Grover’s algorithm can even be used on $N$ non-numerical objects (e.g. poker cards, sudoku) by encoding each item as a state, then decoding after measurement.
How Grover’s Algorithm Works
Grover’s algorithm is composed of 4 main steps:
- State Preparation (i.e. Initialization)
- Oracle
- Amplitude Amplification (i.e. Diffuser)
- Measurement
State Preparation
State preparation involves initializing all $n$ qubits to $\ket{0}$, then putting each qubit in a uniform superposition via Hadamard gate $H$. As a result, initial state $\ket{s} = H \ket{0}^{n}$.
Note: Uniform superposition refers to a qubit with an equal chance (50% probability) of being $\ket{0}$ or $\ket{1}$.
Oracle
Oracle $O$ marks target states $[ \ket{x_{0}}, \ldots, \ket{x_{m - 1}} ]$ and leaves all other states alone:
\[O \ket{x} = (-1)^{f(x)} \ket{x}\]Where:
IF $\ket{x}$ IN $[ \ket{x_{0}}, \ldots, \ket{x_{i - 1}}]$: $f(x) = 1$
ELSE: $f(x) = 0$
Diffusion
Diffuser $D$ amplifies target states $[ \ket{x_{0}}, \ldots, \ket{x_{m - 1}} ]$ while deamplifying all other states.

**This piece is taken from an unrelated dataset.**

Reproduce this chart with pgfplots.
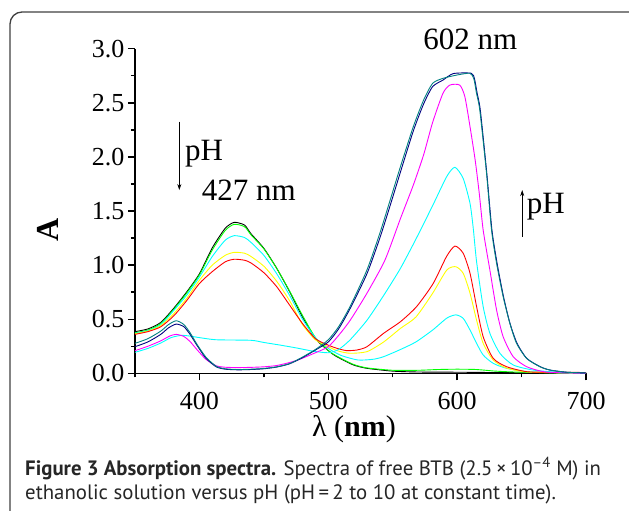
\documentclass[border=0pt]{standalone}
\usepackage{fontspec}
\setmainfont{Liberation Serif}
\newfontfamily\capfont{PT Sans}
\usepackage{pgfplots}
\pgfplotsset{compat=1.18}
\usetikzlibrary{arrows.meta}
\definecolor{navyc}{RGB}{0,0,128}
\definecolor{tealc}{RGB}{0,128,128}
\definecolor{cyanc}{RGB}{0,255,255}
\definecolor{magentac}{RGB}{255,0,255}
\definecolor{yellowc}{RGB}{255,255,0}
\definecolor{greenc}{RGB}{0,255,0}
\definecolor{redc}{RGB}{255,0,0}
\definecolor{framec}{RGB}{64,64,64}
\definecolor{capc}{RGB}{38,38,38}
\begin{document}
\begin{tikzpicture}
\path[use as bounding box] (0,0) rectangle (629pt,-511pt);
\draw[framec, line width=1.3pt, rounded corners=12pt] (10pt,-530pt) -- (10pt,-12pt) -- (660pt,-12pt);
\begin{axis}[
  at={(135pt,-373.3pt)}, anchor=south west,
  scale only axis, width=451pt, height=324.6pt,
  xmin=350, xmax=700, ymin=0, ymax=3,
  enlargelimits=false, clip=false,
  axis x line=bottom, axis y line=left,
  axis line style={-, line width=1.5pt},
  tick align=outside,
  major tick length=7pt, minor tick length=4pt,
  every tick/.style={black, line width=1.4pt},
  xtick={300,400,500,600,700}, minor x tick num=1,
  ytick={0,0.5,1,1.5,2,2.5,3}, minor y tick num=1,
  /pgf/number format/assume math mode=true,
  yticklabel={\pgfmathprintnumber[fixed,fixed zerofill,precision=1]{\tick}},
  xticklabel style={/pgf/number format/1000 sep={}, yshift=-8pt},
  ticklabel style={font=\fontsize{26}{26}\selectfont},
  xlabel={λ (\textbf{nm})},
  xlabel style={font=\fontsize{30}{30}\selectfont, inner sep=0pt, at={(axis description cs:0.4856,-0.172)}, anchor=center},
  ylabel={\textbf{A}},
  ylabel style={font=\fontsize{32}{32}\selectfont, at={(axis description cs:-0.194,0.4415)}, anchor=center, rotate=0},
  every axis plot/.append style={line width=0.9pt, mark=none, smooth, tension=0.4},
]
% black (lowest pH)
\addplot[black] coordinates {(350,0.385)(360,0.41)(370,0.47)(380,0.60)(390,0.75)(400,0.92)(410,1.16)(420,1.34)(427,1.395)(435,1.37)(440,1.29)(450,1.155)(460,0.97)(470,0.754)(480,0.52)(490,0.32)(500,0.21)(505,0.165)(512,0.12)(520,0.075)(530,0.046)(550,0.02)(570,0.012)(600,0.01)(650,0.005)(700,0.0)};
% green
\addplot[greenc] coordinates {(350,0.375)(360,0.40)(370,0.46)(380,0.59)(390,0.74)(400,0.91)(410,1.14)(420,1.32)(427,1.377)(435,1.355)(440,1.28)(450,1.15)(460,0.97)(470,0.76)(480,0.535)(490,0.33)(500,0.21)(505,0.17)(512,0.125)(520,0.08)(530,0.05)(550,0.028)(570,0.028)(585,0.035)(600,0.038)(615,0.035)(630,0.02)(650,0.01)(700,0.0)};
% cyan 1
\addplot[cyanc] coordinates {(350,0.37)(360,0.395)(370,0.45)(380,0.58)(390,0.72)(400,0.89)(410,1.08)(420,1.23)(427,1.272)(435,1.255)(440,1.21)(450,1.09)(460,0.92)(470,0.72)(480,0.50)(490,0.33)(500,0.23)(510,0.165)(523,0.123)(535,0.13)(543,0.154)(556,0.22)(568,0.29)(581,0.40)(592,0.51)(599,0.54)(604.7,0.508)(610,0.40)(615.1,0.277)(620.2,0.169)(628,0.092)(638.4,0.046)(655,0.015)(680,0.004)(700,0.0)};
% yellow
\addplot[yellowc] coordinates {(350,0.365)(360,0.39)(370,0.44)(380,0.55)(390,0.69)(400,0.86)(410,1.00)(420,1.09)(427,1.118)(435,1.11)(440,1.08)(450,0.99)(460,0.85)(470,0.67)(480,0.45)(490,0.31)(500,0.245)(508,0.205)(517,0.185)(530,0.20)(543,0.29)(556,0.415)(568,0.52)(581,0.74)(592,0.955)(599,0.985)(604.7,0.924)(610,0.74)(615.1,0.49)(620.2,0.277)(628,0.123)(638,0.05)(655,0.012)(700,0.0)};
% red
\addplot[redc] coordinates {(350,0.36)(360,0.385)(370,0.43)(380,0.53)(390,0.67)(400,0.83)(410,0.94)(420,1.03)(427,1.054)(435,1.045)(440,1.02)(450,0.93)(460,0.80)(470,0.63)(480,0.46)(490,0.32)(500,0.26)(507,0.23)(514,0.21)(522,0.215)(530,0.246)(543,0.37)(556,0.477)(568.5,0.616)(581.4,0.83)(591.8,1.08)(598.3,1.176)(604.7,1.109)(610,0.924)(615.1,0.616)(620.2,0.338)(628,0.138)(638.4,0.061)(653.9,0.015)(670,0.01)(690,0.01)(700,0.005)};
% cyan 2
\addplot[cyanc] coordinates {(350,0.194)(360,0.23)(370,0.28)(378,0.33)(386,0.351)(392,0.345)(400,0.33)(413,0.31)(440,0.305)(450,0.285)(463,0.26)(475,0.235)(488,0.205)(500,0.19)(508,0.22)(517,0.31)(530,0.49)(543,0.72)(556,0.97)(568,1.24)(581,1.55)(592,1.82)(598.3,1.904)(604.7,1.80)(610,1.57)(612.5,1.34)(615.1,1.03)(620.2,0.616)(625.4,0.37)(633.2,0.185)(643.5,0.077)(659,0.03)(680,0.008)(700,0.0)};
% magenta
\addplot[magentac] coordinates {(350,0.209)(360,0.25)(370,0.30)(377,0.345)(382,0.36)(388,0.34)(393,0.29)(398,0.22)(405,0.13)(413,0.07)(420,0.056)(430,0.053)(440,0.055)(450,0.06)(460,0.072)(470,0.10)(478,0.13)(490,0.19)(500,0.246)(508,0.35)(517,0.49)(530,0.74)(544,1.047)(556,1.43)(566,1.74)(574,2.02)(581,2.32)(589,2.588)(594.4,2.664)(602,2.664)(606,2.556)(610,2.279)(614,1.97)(617.2,1.66)(620.2,1.324)(625.4,0.955)(630.6,0.585)(635.7,0.338)(643.5,0.154)(653.9,0.061)(667,0.015)(680,0.005)(700,0.0)};
% navy
\addplot[navyc] coordinates {(350,0.246)(360,0.29)(370,0.36)(376,0.42)(382,0.455)(388,0.43)(393,0.355)(398,0.26)(405,0.14)(413,0.06)(420,0.038)(430,0.032)(440,0.035)(450,0.042)(460,0.058)(470,0.088)(480,0.145)(490,0.215)(500,0.29)(508,0.41)(517,0.60)(530,0.92)(540,1.25)(548,1.55)(556,1.86)(566,2.24)(574,2.49)(581,2.65)(589,2.71)(597,2.77)(611,2.773)(613.5,2.72)(615.5,2.59)(618,2.43)(623,1.85)(627,1.324)(631,1.017)(636,0.708)(641,0.462)(646.5,0.277)(654,0.138)(664.5,0.061)(672,0.03)(685,0.01)(700,0.003)};
% teal (highest pH)
\addplot[tealc] coordinates {(350,0.277)(360,0.32)(370,0.39)(376,0.45)(382,0.486)(388,0.45)(393,0.37)(398,0.27)(405,0.15)(413,0.065)(420,0.042)(430,0.035)(440,0.038)(450,0.045)(460,0.06)(470,0.09)(480,0.15)(490,0.22)(500,0.31)(508,0.43)(517,0.62)(530,0.955)(540,1.294)(548,1.60)(556,1.91)(566,2.28)(574,2.526)(581,2.68)(589,2.726)(600,2.757)(610,2.773)(613,2.72)(615,2.59)(617.6,2.43)(622.8,1.85)(626.7,1.324)(630.6,1.017)(635.7,0.708)(640.9,0.462)(646.1,0.277)(653.9,0.138)(664.2,0.061)(672,0.03)(685,0.01)(700,0.003)};
% annotations
\node[anchor=base west, inner sep=0, font=\fontsize{31}{31}\selectfont] at (axis cs:573.7,2.994) {602 nm};
\node[anchor=base west, inner sep=0, font=\fontsize{31}{31}\selectfont] at (axis cs:401.7,1.60) {427 nm};
\node[anchor=base west, inner sep=0, font=\fontsize{31}{31}\selectfont] at (axis cs:388.8,1.971) {pH};
\node[anchor=base west, inner sep=0, font=\fontsize{31}{31}\selectfont] at (axis cs:653.9,1.479) {pH};
\draw[-{Stealth[length=6pt,width=4pt]}, line width=0.8pt] (axis cs:384.4,2.325) -- (axis cs:384.4,1.694);
\draw[-{Stealth[length=6pt,width=4pt]}, line width=0.8pt] (axis cs:650.5,1.262) -- (axis cs:650.5,1.694);
\end{axis}
\node[anchor=base west, inner sep=0, text=capc, font=\capfont\fontsize{20.8}{23}\selectfont] at (25pt,-475pt) {\textbf{Figure 3 Absorption spectra.} Spectra of free BTB (2.5\,×\,10\textsuperscript{–4} M) in};
\node[anchor=base west, inner sep=0, text=capc, font=\capfont\fontsize{20.8}{23}\selectfont] at (25pt,-499pt) {ethanolic solution versus pH (pH\,=\,2 to 10 at constant time).};
\end{tikzpicture}
\end{document}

\[D \ket{x} = (-1)^{g(x)} \ket{x}\]Where:
IF $\ket{x} = \ket{0}^{n}$: $g(x) = 0$
ELSE: $g(x) = 1$
This increases the chance of getting the correct answer after measurement with near certain (i.e. close to 100%) probability.
Iteration and Measurement
Applying Oracle $O$ and then Diffuser $D$ is known as Grover’s operator. Since quantum algorithms are probabilistic, the probability of correctness can be maximized by repeating Grover’s operator an optimal amount of times $t$. If the iteration number isn’t optimized (i.e. not equal to $t$), we risk getting incorrect results after measurement.
\[t \approx \lfloor \frac{\pi}{4} \sqrt{\frac{N}{m}}\rfloor\]For example, if $N = 32$ and $m = 2$, $t ≈ 3$.
Following $t$ iterations we’re left with final state $\ket{\psi} = (DO)^{t} \ket{s}$.
After measurement, the correct states are found with near certainty.